Marie Ducastel, la présidente d’Abilways, conseille une vidéo en ligne facile à assimiler, pour apprendre à se présenter. Cette méthode ne s'adapte pas à tous les métiers, mais elle fonctionne pour réviser son code de la route ou pour apprendre la cuisine et la pâtisserie. Le service public de la formation, l’Association nationale pour la formation professionnelle des adultes (AFPA), premier formateur de demandeurs d’emploi en ateliers (90 000 en 2016) est aussi devenu le premier formateur à distance pour la cuisine et la pâtisserie (100 000 apprenants).
Une source d'évasion fiscale ?
La formation à distance s’intéresse à tous les publics francophones. Elle engendre une évolution liée à la course à la compétitivité. Certains organismes en viennent à réduire ou à redéployer leur personnel en France pour ouvrir des call centers à l’étranger. Ces call centers sont supposés orienter la clientèle francophone vers les formations en ligne.

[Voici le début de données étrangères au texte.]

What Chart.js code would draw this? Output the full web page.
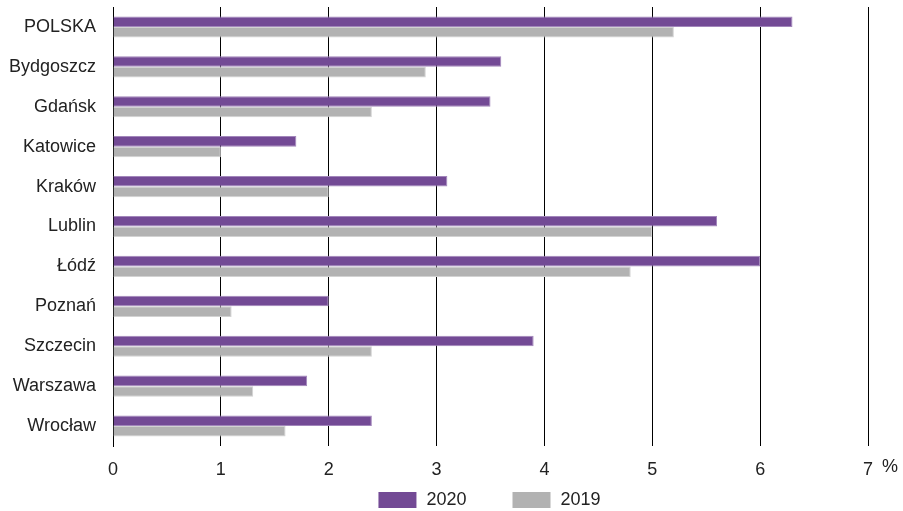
<!DOCTYPE html>
<html>
<head>
<meta charset="utf-8">
<script src="https://cdn.jsdelivr.net/npm/chart.js@4/dist/chart.umd.min.js"></script>
<style>
html,body{margin:0;padding:0;background:#fff;}
#wrap{width:903px;height:511px;}
</style>
</head>
<body>
<div id="wrap"><canvas id="c" width="903" height="511"></canvas></div>
<script>
const categories = ["POLSKA","Bydgoszcz","Gdańsk","Katowice","Kraków","Lublin","Łódź","Poznań","Szczecin","Warszawa","Wrocław"];
const values2020 = [6.3,3.6,3.5,1.7,3.1,5.6,6.0,2.0,3.9,1.8,2.4];
const values2019 = [5.2,2.9,2.4,1.0,2.0,5.0,4.8,1.1,2.4,1.3,1.6];
const xTicks = [0,1,2,3,4,5,6,7];
const unitLabel = "%";
const seriesNames = ["2020","2019"];

const FONT = "'Liberation Sans', Arial, sans-serif";
const FSIZE = 18;
const TEXT = "#222";

const extrasPlugin = {
  id: 'extrasPlugin',
  afterDraw(chart) {
    const x = chart.scales.x;
    const ctx = chart.ctx;
    ctx.save();
    ctx.font = FSIZE + "px " + FONT;
    ctx.fillStyle = TEXT;
    ctx.textBaseline = "middle";
    ctx.textAlign = "center";
    const px = x.getPixelForValue(xTicks[xTicks.length-1]);
    ctx.fillText(unitLabel, px + 22, 467);
    const boxW = 38, boxH = 16, gap = 10, itemGap = 46;
    const ds = chart.data.datasets;
    const widths = ds.map(d => boxW + gap + ctx.measureText(d.label).width);
    const total = widths.reduce((a,b)=>a+b,0) + itemGap*(ds.length-1);
    const area = chart.chartArea;
    let cx = (area.left + area.right)/2 - total/2 - 1;
    const cy = 500;
    ctx.textAlign = "left";
    ds.forEach((d,i) => {
      ctx.fillStyle = d.backgroundColor;
      ctx.fillRect(cx, cy - boxH/2, boxW, boxH);
      ctx.fillStyle = TEXT;
      ctx.fillText(d.label, cx + boxW + gap, cy);
      cx += widths[i] + itemGap;
    });
    ctx.restore();
  }
};

new Chart(document.getElementById('c'), {
  type: 'bar',
  data: {
    labels: categories,
    datasets: [
      {label: seriesNames[0], data: values2020, backgroundColor: '#734a95', borderColor: '#a286bb', borderWidth: 1, categoryPercentage: 0.53, barPercentage: 1.0},
      {label: seriesNames[1], data: values2019, backgroundColor: '#b2b2b2', borderColor: '#d2d2d2', borderWidth: 1, categoryPercentage: 0.53, barPercentage: 1.0}
    ]
  },
  options: {
    indexAxis: 'y',
    responsive: false,
    animation: false,
    devicePixelRatio: 1,
    layout: {padding: {top: 7, right: 35, left: 0, bottom: 30}},
    plugins: {
      legend: {display: false},
      tooltip: {enabled: false}
    },
    scales: {
      x: {
        min: 0, max: 7,
        afterBuildTicks(scale) { scale.ticks = xTicks.map(v => ({value: v})); },
        afterFit(scale) { scale.height = 35; scale.paddingLeft = 0; scale.paddingRight = 0; },
        ticks: {font: {family: FONT, size: FSIZE}, color: TEXT, padding: 13, maxRotation: 0},
        grid: {color: '#000', lineWidth: 1, drawTicks: false},
        border: {display: false}
      },
      y: {
        afterFit(scale) { scale.width = 113; scale.paddingTop = 0; scale.paddingBottom = 0; },
        ticks: {font: {family: FONT, size: FSIZE}, color: TEXT, padding: 17},
        grid: {display: false, drawTicks: false},
        border: {display: true, color: '#000', width: 1}
      }
    }
  },
  plugins: [extrasPlugin]
});
</script>
</body>
</html>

L'évasion fiscale pourrait se cacher derrière. Michel Menu, de la direction régionale de l’inspection du travail, s'interroge : "Où va cet argent qui quitte la France ? On se pose la question, mais on n'y répond pas. S'il n'y a pas de réelle activité, on va passer par les services fiscaux, des gens qui ont des pouvoirs d'investigations bien plus importants que nous."
"Plan 500 000 formations" : et après l'été 2017 ?

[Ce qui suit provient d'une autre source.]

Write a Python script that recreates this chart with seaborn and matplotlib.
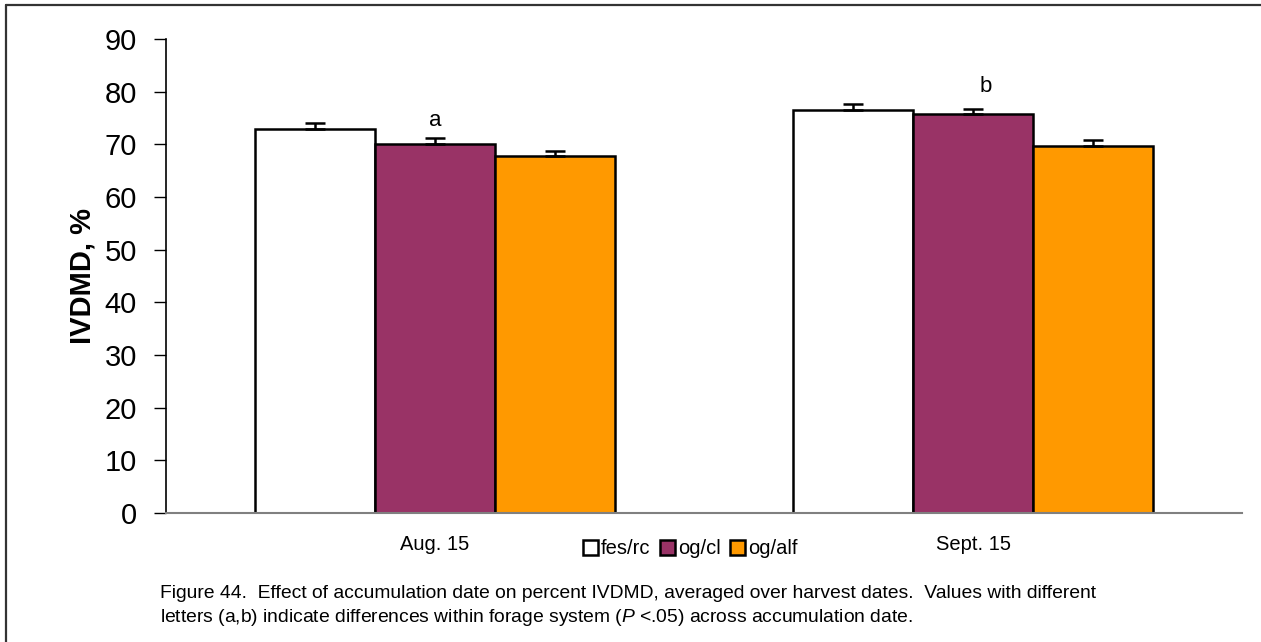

Le plan de financement de ces formations prend fin à l'été 2017. Si les négociations entre financeurs échouent, certaines pourraient s'arrêter. Pour trouver l’argent, le gouvernement a déjà prévu de retirer une prime à l’embauche de 4 000 euros accordée aux entreprises. Mais cela ne suffira pas, explique Yves Barou, président de l’AFPA : "La question de la pérennisation sera posée aux autorités de la France en juin 2017. Il y a eu un effort supplémentaire grâce à un milliard d'euros mis sur la table par les pouvoirs publics. Il faut continuer. Un milliard d'euros chaque année."
L’État compte sur les régions. Il a notamment demandé au plus gros centre de demandeurs d’emploi de France, la région Ile-de-France, de financer 50 000 formations supplémentaires en 2017. Mais Otman Nasrou, le vice-président de la région, n'a pas l'intention de le faire : "La région assumera ce sur quoi elle s'est engagée, c’est-à-dire entre 40 et 50 000 places. Le coût moyen ne peut pas être le même sur les 500 000 et sur le million, sauf si on fait des formations bidons."
Personne ne peut donc prévoir l'avenir des formations d’ici juillet prochain. En pleine campagne présidentielle, le flou est entretenu. La question est piégeuse pour les candidats. S'ils s'expriment en faveur d'une poursuite du plan, on risque de leur reprocher de vouloir augmenter le déficit. Mais proposer l'inverse serait prendre le risque de faire remonter les chiffres du chômage.